L’approccio col mondo artistico e con la fotografia inizia casualmente, quando mi rendo conto di essere attratta da qualcosa che fondamentalmente non conoscevo e che non riuscivo a toccare, non era tangibile. Così ho iniziato a domandarmi, ho cercato di capire verso che direzione mi portava e ho scoperto che il mondo visivo era quello più vicino ai miei interessi e alla mia visione.

Mi sono iscritta all’Istituto di fotografia e grafica a Padova, un percorso che è stato decisivo perché mi sono appassionata della fotografia e del visivo in generale.
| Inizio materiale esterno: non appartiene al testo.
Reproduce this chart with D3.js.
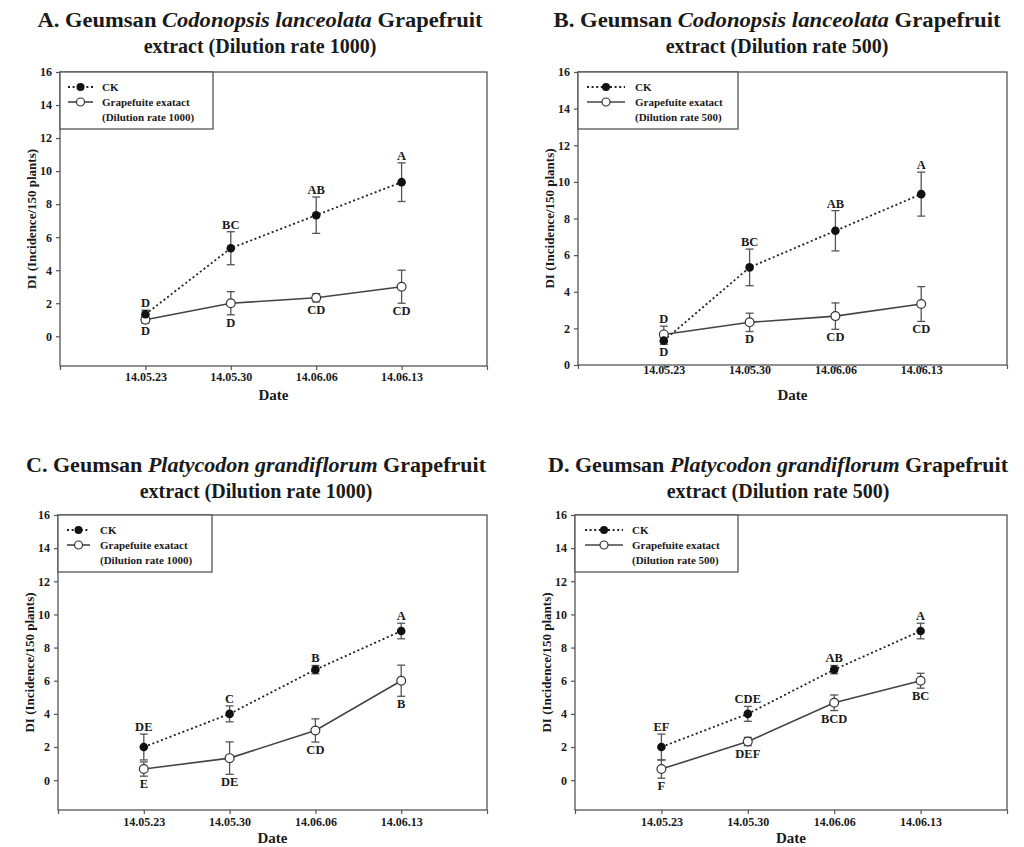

Non prediligo nessuno stile fotografico in particolare perché mi considero abbastanza versatile nel momento in cui la mia fotografia è in linea con quello che vivo. Non esiste moda, fotografia di nudo, ritratti perché alla fine quello che ricerco è semplicemente qualcosa che mi avvicina sempre di più a me stessa.

Piera Masala foto sardegna artista acre magazine
Courtesy of Piera Masala

Nella tua fotografia si ritrova una certa attenzione verso il corpo, in particolare quello femminile. Come è nata questa ricerca? 

E’ iniziato tutto in Australia quando mi sono ritrovata a condividere il mio spazio e tempo con tante donne di diverse etnie e posti del mondo. Condividendo lo spazio con loro mi sono ritrovata a pormi tante domande su me stessa, sulla mia corporeità, avvicinandomi a quella che è la mia visione su me stessa e distaccandomi da questo mi sono avvicinata più a loro. 

Il mezzo fotografico mi ha aiutata ad avvicinarmi, a poter sentire e ad avere un contatto sia corporeo, fisico sia mentale. Attraverso questa esperienza mi sono resa conto di quante paranoie ci facciamo nell’abitare il nostro stesso corpo. Il mio scopo è quello di avvicinarmi a me stessa e lo faccio scoprendo mondi altrui. Ovviamente essendo i femminili più familiari continuerò a conoscere, vivere più donne possibili perché credo sia l’unica maniera per dare un senso alla mia esistenza

Courtesy of Piera Masala

Ti definiresti quindi una ‘fotografa’?

Il mio mestiere non è la fotografia. Io penso che sia molto limitante al giorno d’oggi chiedere “cosa fai?”. “Faccio fotografia, sono una fotografa” così mi sto etichettando, inserendo in una parola così interpretabile da chiunque che molto probabilmente è distante dalla mia visione. I miei progetti fotografici si avvicinano di più al condividere, fare qualcosa insieme, quindi cercare di “adocchiare” un obiettivo e insieme portarlo avanti in Sardegna.

Questo perché la Sardegna e io stessa abbiamo bisogno di questo, ossia avere coraggio, sentirmi libera di esprimere quello che penso. La mia ragione di vita è anche quella che mi porta a stare qui: fare qualcosa per la mia terra, esprimermi ed essere d’ispirazione.

UNVEIL vs REVEAL sardegna fotografia piera
Courtesy of Piera Masala

Che rapporto hai quindi con Sardegna, con le tue radici, in virtù anche dei viaggi che hai compiuto?

Con la Sardegna ho un rapporto particolare. Ho sempre pensato che non mi isolasse affatto nonostante abbia vissuto in quest’isola da sempre, a parte i miei viaggi. Per me è una ricerca e una scommessa, direi. Essendo la fotografia abbastanza al pari passo con quello che vivo ed essendo la mia vita abbastanza movimentata.
Io ho tutto qua, cerco sempre di legare la mia visione un pò più contemporanea a quella che è la mia identità ed esistenza che è fatta di volti, di anziani, di suoni, di campanacci, di mare [..].

Quello che faccio quando sono in Sardegna è unire due caratteristiche: la me un pò visionaria che si lascia ispirare da quello che legge o da un film, e quello che invece vive la Sardegna. Sono andata via da qui perché la credevo limitante. Con l’andare fuori mi sono resa conto che quella con i limiti ero semplicemente io. I limiti me li creavo io e tutto poteva cambiare nel momento in cui cambiavo la mia visione e approccio con essa.

Mentirei nel dirti che ci sono progetti o cose che mi aspetto dalla Sardegna; so solo che è un ricordo dentro di me. C’è questo continuo andare di sensazioni tangibili: le campane, mia nonna che racconta storie, i veli (che ritornano spesso nella mia fotografia). Quando sono in Sardegna copro spesso i volti perché in un certo senso è come se “spogliassi” il corpo. Copro i volti perché penso che non sia ancora il momento di vedere tutto della Sardegna, non posso e non voglio prenderla subito.

Sicuramente la consapevolezza, il capire realmente quello che voglio comunicare e quello che sono mi porteranno pian piano ad allontanarmi da questi veli, da questi ricordi per creare qualcosa di mio che sa di questo ma ha una vita propria.